Yes, that was my thinking too.
"If the stripe boundaries are changed by compaction, the entire stripes with old boundaries must be replaced" ...What would bring this on? And then how would old boundaries get redone? This one is a bit confusing.
Clarified. Basically one cannot have 3 files in (-inf, 3) and 3 in [3, inf), then take 3 and 2 respectively, and rewrite them with boundary 4, because then there will be a file with [3, inf) remaining that overlaps.
I was going to suggest an optimization for later for the case that an L0 fits fully inside a stripe, I was thinking you could just 'move' it into its respective stripe... but I suppose you can't do that because you need to write the metadata to put a file into a stripe...
Yeah.

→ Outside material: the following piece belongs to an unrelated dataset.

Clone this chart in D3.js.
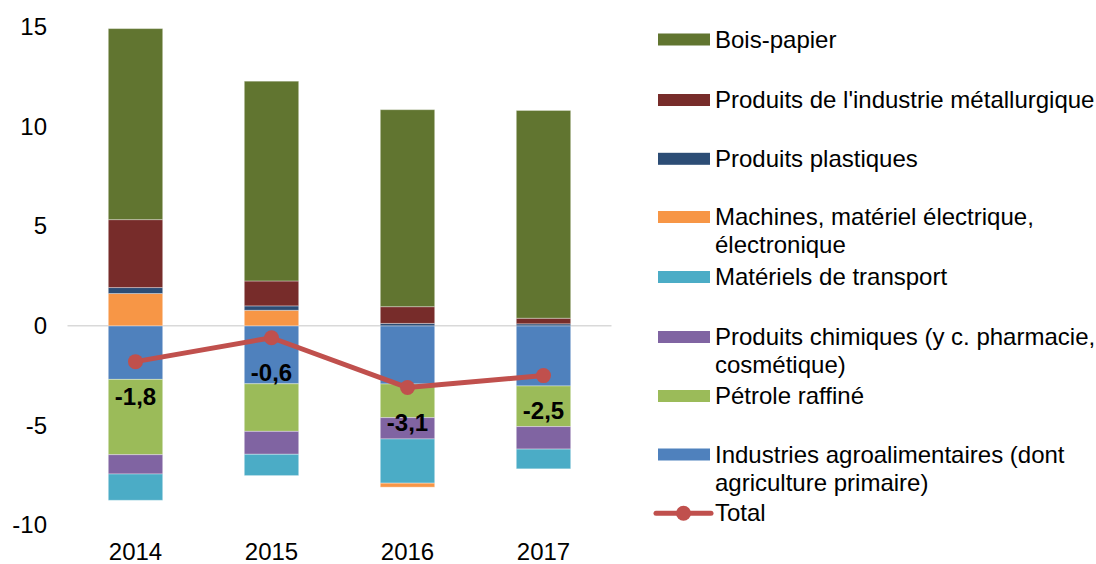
<!DOCTYPE html>
<html>
<head>
<meta charset="utf-8">
<script src="https://cdn.jsdelivr.net/npm/d3@7"></script>
<style>
  html, body { margin: 0; padding: 0; background: #fff; }
  svg { display: block; font-family: "Liberation Sans", Arial, sans-serif; }
</style>
</head>
<body>
<svg id="chart" width="1096" height="564"></svg>
<script>
// ---- Data ----
const years = ["2014", "2015", "2016", "2017"];
const seriesNames = [
  "Industries agroalimentaires (dont agriculture primaire)",
  "Pétrole raffiné",
  "Produits chimiques (y c. pharmacie, cosmétique)",
  "Matériels de transport",
  "Machines, matériel électrique, électronique",
  "Produits plastiques",
  "Produits de l'industrie métallurgique",
  "Bois-papier"
];
const agro        = [-2.69, -2.91, -2.92, -3.02];
const petrole     = [-3.78, -2.39, -1.69, -2.04];
const chimiques   = [-0.97, -1.15, -1.07, -1.13];
const transport   = [-1.32, -1.07, -2.22, -0.99];
const machines    = [1.62, 0.78, -0.20, 0.00];
const plastiques  = [0.30, 0.22, 0.12, 0.10];
const metallurgie = [3.41, 1.25, 0.84, 0.28];
const boisPapier  = [9.59, 10.03, 9.89, 10.43];
const total       = [-1.8, -0.6, -3.1, -2.5];
const yTicks      = [-10, -5, 0, 5, 10, 15];

// legend (top to bottom) with wrapped labels
const legendItems = [
  { key: "Bois-papier", lines: ["Bois-papier"] },
  { key: "Produits de l'industrie métallurgique", lines: ["Produits de l'industrie métallurgique"] },
  { key: "Produits plastiques", lines: ["Produits plastiques"] },
  { key: "Machines, matériel électrique, électronique", lines: ["Machines, matériel électrique,", "électronique"] },
  { key: "Matériels de transport", lines: ["Matériels de transport"] },
  { key: "Produits chimiques (y c. pharmacie, cosmétique)", lines: ["Produits chimiques (y c. pharmacie,", "cosmétique)"] },
  { key: "Pétrole raffiné", lines: ["Pétrole raffiné"] },
  { key: "Industries agroalimentaires (dont agriculture primaire)", lines: ["Industries agroalimentaires (dont", "agriculture primaire)"] },
  { key: "Total", lines: ["Total"] }
];

const colors = {
  "Industries agroalimentaires (dont agriculture primaire)": "#4f81bd",
  "Pétrole raffiné": "#9bbb59",
  "Produits chimiques (y c. pharmacie, cosmétique)": "#8064a2",
  "Matériels de transport": "#4bacc6",
  "Machines, matériel électrique, électronique": "#f79646",
  "Produits plastiques": "#2c4d75",
  "Produits de l'industrie métallurgique": "#772c2a",
  "Bois-papier": "#617530",
  "Total": "#c0504d"
};

const FS = 24;
const seriesValues = [agro, petrole, chimiques, transport, machines, plastiques, metallurgie, boisPapier];
const table = years.map((y, i) => {
  const row = { year: y };
  seriesNames.forEach((n, j) => row[n] = seriesValues[j][i]);
  return row;
});

// ---- Scales ----
const svg = d3.select("#chart");
const x = d3.scaleBand().domain(years).range([67.5, 611.5]).paddingInner(0.6).paddingOuter(0.3);
const y = d3.scaleLinear().domain([-10, 15]).range([525, 27]);

// Zero line
svg.append("line")
  .attr("x1", 67.5).attr("x2", 611.5)
  .attr("y1", y(0)).attr("y2", y(0))
  .attr("stroke", "#d9d9d9").attr("stroke-width", 1.5);

// Y axis (labels only)
const yAxis = d3.axisLeft(y).tickValues(yTicks).tickSize(0).tickPadding(0)
  .tickFormat(d => String(d));
const gy = svg.append("g").attr("transform", "translate(47,0)").call(yAxis);
gy.select(".domain").remove();
gy.selectAll("text").attr("font-size", FS).attr("fill", "#000")
  .attr("font-family", "Liberation Sans, Arial, sans-serif");

// X axis (labels only)
const xAxis = d3.axisBottom(x).tickSize(0).tickPadding(0);
const gx = svg.append("g").call(xAxis);
gx.select(".domain").remove();
gx.selectAll("text").attr("font-size", FS).attr("fill", "#000")
  .attr("dy", null).attr("y", 560)
  .attr("font-family", "Liberation Sans, Arial, sans-serif");

// Stacked bars
const stack = d3.stack().keys(seriesNames).offset(d3.stackOffsetDiverging);
const stacked = stack(table);
svg.append("g").selectAll("g")
  .data(stacked).join("g")
  .attr("fill", d => colors[d.key])
  .selectAll("rect")
  .data(d => d).join("rect")
  .attr("x", d => x(d.data.year))
  .attr("width", x.bandwidth())
  .attr("y", d => y(Math.max(d[0], d[1])))
  .attr("height", d => Math.abs(y(d[0]) - y(d[1])))
  .attr("stroke", "rgba(255,255,255,0.35)")
  .attr("stroke-width", 1);

// Total line
const line = d3.line().x((d, i) => x(years[i]) + x.bandwidth() / 2).y(d => y(d));
svg.append("path").datum(total)
  .attr("d", line)
  .attr("fill", "none")
  .attr("stroke", colors.Total)
  .attr("stroke-width", 5)
  .attr("stroke-linejoin", "round");
svg.append("g").selectAll("circle")
  .data(total).join("circle")
  .attr("cx", (d, i) => x(years[i]) + x.bandwidth() / 2)
  .attr("cy", d => y(d))
  .attr("r", 7.5)
  .attr("fill", colors.Total);

// Data labels
const fmt = d => d3.format(".1f")(d).replace(".", ",").replace("−", "-");
svg.append("g").selectAll("text")
  .data(total).join("text")
  .attr("x", (d, i) => x(years[i]) + x.bandwidth() / 2)
  .attr("y", d => y(d) + 35)
  .attr("dy", "0.35em")
  .attr("text-anchor", "middle")
  .attr("font-size", FS)
  .attr("font-weight", "bold")
  .attr("fill", "#000")
  .text(d => fmt(d));

// Legend
const legendRowY = [39.5, 100, 158.8, 217, 277, 337, 396, 454.5, 513.3];
const lg = svg.append("g");
legendItems.forEach((item, i) => {
  const cy = legendRowY[i];
  const g = lg.append("g");
  if (item.key === "Total") {
    g.append("line").attr("x1", 656).attr("x2", 711).attr("y1", cy).attr("y2", cy)
      .attr("stroke", colors.Total).attr("stroke-width", 5).attr("stroke-linecap", "round");
    g.append("circle").attr("cx", 683.5).attr("cy", cy).attr("r", 7.5).attr("fill", colors.Total);
  } else {
    g.append("rect").attr("x", 658).attr("y", cy - 6).attr("width", 52).attr("height", 12)
      .attr("fill", colors[item.key]);
  }
  item.lines.forEach((t, k) => {
    g.append("text").attr("x", 715).attr("y", cy + 8 + k * 28)
      .attr("font-size", FS).attr("fill", "#000").text(t);
  });
});
</script>
</body>
</html>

Also wouldn't expect it to be a common case.
Would it help naming files for the stripe they belong too? Would that help? In other words do NOT write stripe data to the storefiles and just let the region in memory figure which stripe a file belongs too. When we write, we write with say a L0 suffix. When compacting we add S1, S2, etc suffix for stripe1, etc. To figure what the boundaries of an S0 are, it'd be something the region knew. On open of the store files, it could use the start and end keys that are currently in the file metadata to figure which stripe they fit in.
Would be a bit looser. Would allow moving a file between stripes with a rename only. The delete dropping section looks right. I like the major compaction along a stripe only option.
This could be done as future improvement. The implications of change of naming scheme for other parts of the systems need to be determined.
Also for all I know it might break snapshots (moving files does). And, code to figure ut stripes on the fly would be more complex.
"For empty ranges, empty files are created." Is this necessary? Would be good to avoid doing this.
Let me think about this...
The total i/o in terms of i/o bandwidth consumed is the same. But the disk iops are much, much worse. And disk iops are at a premium, and "bg activity" like compactions should consume as few as possible.
Let's say we split a region into a 100 sub-regions, such that each sub-region is in the few 10's of MB. If the data is written uniformly randomly, each sub-region will write out a store at approx the same time. That is, a RS will write 100x more files into HDFS (100x more random i/o on the local file-system). Next, all sub-regions will do a compaction at almost the same time, which is again 100x more read iops to read the old stores for merging.
Memstore for region is preserved as unified... it may be written out to multiple files indeed in future.
One can try to stagger the compactions to avoid the sudden burst by incorporating, say, a queue of to-be-compacted-subregions. But while the sub-regions at the head of the queue will compact "in time", the ones at the end of the queue will have many more store files to merge, and will use much more than their "fair-share" of iops (not to mention that the read-amplification in these sub-regions will be higher too). The iops profile will be worse than just 100x.
In current implementation the region is limited to one compaction at a time, mostly for simplicity sake. Yes, if all stripes compact at the same time for the uniform scheme all improvement will disappear; this will have to be controlled if ability to do so is added.
You have a point that we will be making more files in the fs.
Yeah, that is inevitable.
I hear from someone from Accumulo that they have tons of files opened without any problems... it may make sense to investigate if we have problems.